To get back to the disease and not the orangemanbad point, even though NZ is an island, if they want to interact with the world, the disease is going to spread in their communities. The only way to prevent that fact is if we get a vaccine that is highly effective before they get community spread. They might get that if they lock down hard enough--being that they are an island.
 
Tranquility,

florduh

Well-Known Member
It is clearly more important to score Trump points than to understand the pandemic.

Quit your crying. I'm just pointing out how stupid it is to call NZ's very minor outbreak "terrible". If like 12 new cases is "terrible" what's 50,000?

The only way to prevent that fact is if we get a vaccine that is highly effective before they get community spread. They might get that if they lock down hard enough--being that they are an island.

Yes. Maybe x,y, or z happens and then New Zealand will end up with as many dead as South Carolina. Until then, it looks like they saved thousands of people from being dead or maimed. That's the problem with "herd immunity" strategies. With this disease it's not A-you're dead, B-you're fine. We don't know what the long term effects are.

And it's not like the only thing anyone can do is either A) pray for a vaccine or B) say fuck it and just let the virus kill thousands of people. The "It is what it is" strategy.

The rapid tests that have been posted about multiple times in this thread would probably go a long way towards rapidly bringing this virus to heel. If the vast majority of people are getting tested daily, we can prevent enough spread that infections will become very rare.
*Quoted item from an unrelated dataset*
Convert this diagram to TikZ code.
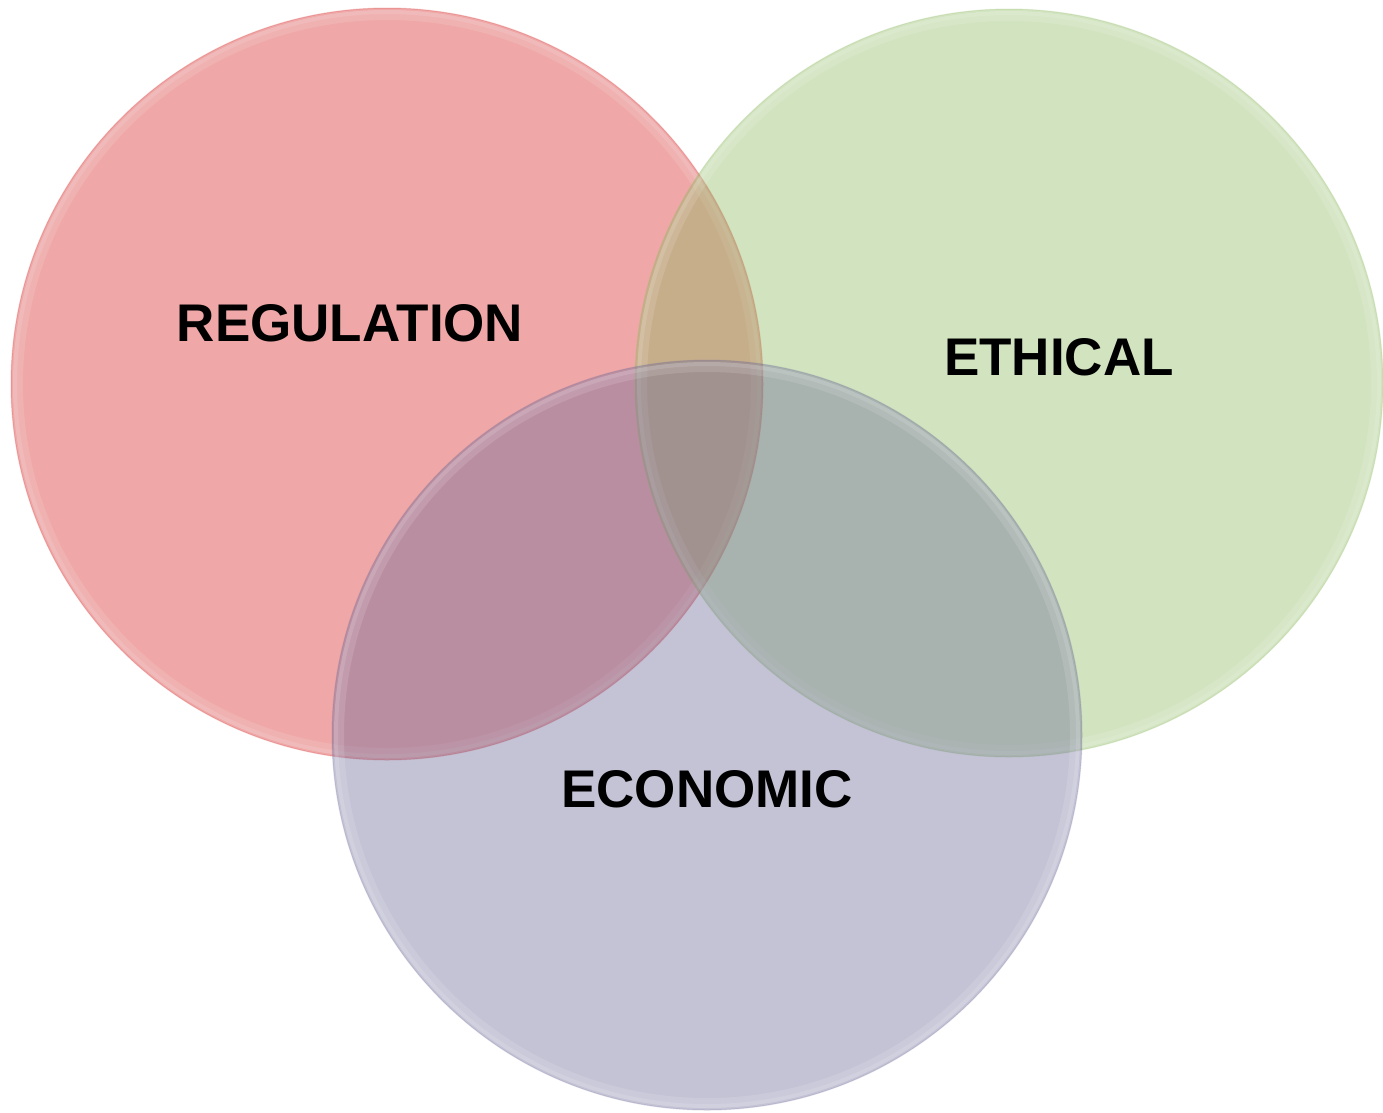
\documentclass[tikz,border=0pt]{standalone}
\usepackage{fontspec}
\setmainfont{Liberation Sans}
\definecolor{regc}{RGB}{215,35,35}
\definecolor{ethc}{RGB}{140,186,96}
\definecolor{ecoc}{RGB}{108,106,152}
\begin{document}
\begin{tikzpicture}[x=1pt,y=-1pt,
  venn/.style={fill=#1,fill opacity=0.4,draw=#1,draw opacity=0.22,line width=1pt},
  rim/.style={draw=white,draw opacity=0.12,line width=#1},
  lab/.style={font=\fontsize{53}{60}\selectfont\bfseries,text=black,inner sep=0pt}]
\useasboundingbox (0,0) rectangle (1383,1112);
\fill[white] (0,0) rectangle (1383,1112);
% circles
\path[venn=regc] (387,384) circle[radius=376];
\path[rim=4pt] (387,384) circle[radius=372];
\path[rim=10pt] (387,384) circle[radius=369];
\path[venn=ethc] (1009,383) circle[radius=374];
\path[rim=4pt] (1009,383) circle[radius=370];
\path[rim=10pt] (1009,383) circle[radius=367];
\path[venn=ecoc] (707,735) circle[radius=375];
\path[rim=4pt] (707,735) circle[radius=371];
\path[rim=10pt] (707,735) circle[radius=368];
% labels
\node[lab] (reg) at (350,323) {REGULATION};
\node[lab] (eth) at (1059,357) {ETHICAL};
\node[lab] (eco) at (707,789) {ECONOMIC};
\end{tikzpicture}
\end{document}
You can say one day in the future, all of the countries that took massive action to prevent the virus from ravaging their countries will look foolish. Maybe. But it's at least as likely that when we look back, all we got in return for not adopting the best practices of other modern countries is thousands and thousands of extra dead bodies.
 

Tranquility

Well-Known Member
Quit your crying. I'm just pointing out how stupid it is to call NZ's very minor outbreak "terrible". If like 12 new cases is "terrible" what's 50,000?
And, I pointed out the actual quote which was different from your use of it. Still fighting too. So, is it "terrible" or not?

As to the rest, everyone's got an opinion. I posted an expert's. (Which some of us seemed to previously indicate we needed to listen to more.)

Time to get moving on opening up.

The pandemic was not the problem; the response to the pandemic was.